Your objective
Copy the data below exactly, omitting any picture it contains.
►
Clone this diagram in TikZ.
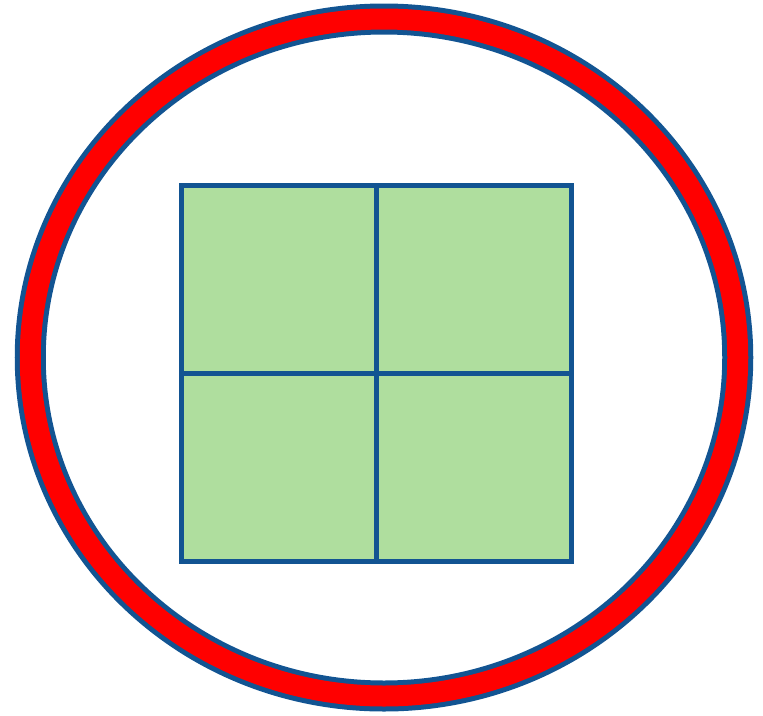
\documentclass[tikz,border=0pt]{standalone}
\definecolor{ringblue}{RGB}{18,84,146}
\definecolor{ringred}{RGB}{255,0,0}
\definecolor{cellgreen}{RGB}{175,222,158}
\usepackage{tikz}
\usetikzlibrary{positioning}
\tikzset{
  ring/.style={draw=ringblue, line width=31pt},
  ringcore/.style={draw=ringred, line width=21pt},
  cell/.style={draw=ringblue, fill=cellgreen, line width=5pt, line join=miter,
               minimum width=195pt, minimum height=188pt,
               inner sep=0pt, outer sep=0pt}
}
\begin{document}
\begin{tikzpicture}[x=1pt, y=-1pt, node distance=0pt]
  \useasboundingbox (0,0) rectangle (763,715);
  \coordinate (mid) at (384,357.5);
  \draw[ring] (mid) ellipse [x radius=353.75pt, y radius=338.5pt];
  \draw[ringcore] (mid) ellipse [x radius=353.75pt, y radius=338.5pt];
  \node[cell] (tl) at (278.75,279.25) {};
  \node[cell, right=of tl] (tr) {};
  \node[cell, below=of tl] (bl) {};
  \node[cell, right=of bl] (br) {};
\end{tikzpicture}
\end{document}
◄
Reply
Clone this diagram in TikZ.
\documentclass[tikz,border=0pt]{standalone}
\definecolor{ringblue}{RGB}{18,84,146}
\definecolor{ringred}{RGB}{255,0,0}
\definecolor{cellgreen}{RGB}{175,222,158}
\usepackage{tikz}
\usetikzlibrary{positioning}
\tikzset{
  ring/.style={draw=ringblue, line width=31pt},
  ringcore/.style={draw=ringred, line width=21pt},
  cell/.style={draw=ringblue, fill=cellgreen, line width=5pt, line join=miter,
               minimum width=195pt, minimum height=188pt,
               inner sep=0pt, outer sep=0pt}
}
\begin{document}
\begin{tikzpicture}[x=1pt, y=-1pt, node distance=0pt]
  \useasboundingbox (0,0) rectangle (763,715);
  \coordinate (mid) at (384,357.5);
  \draw[ring] (mid) ellipse [x radius=353.75pt, y radius=338.5pt];
  \draw[ringcore] (mid) ellipse [x radius=353.75pt, y radius=338.5pt];
  \node[cell] (tl) at (278.75,279.25) {};
  \node[cell, right=of tl] (tr) {};
  \node[cell, below=of tl] (bl) {};
  \node[cell, right=of bl] (br) {};
\end{tikzpicture}
\end{document}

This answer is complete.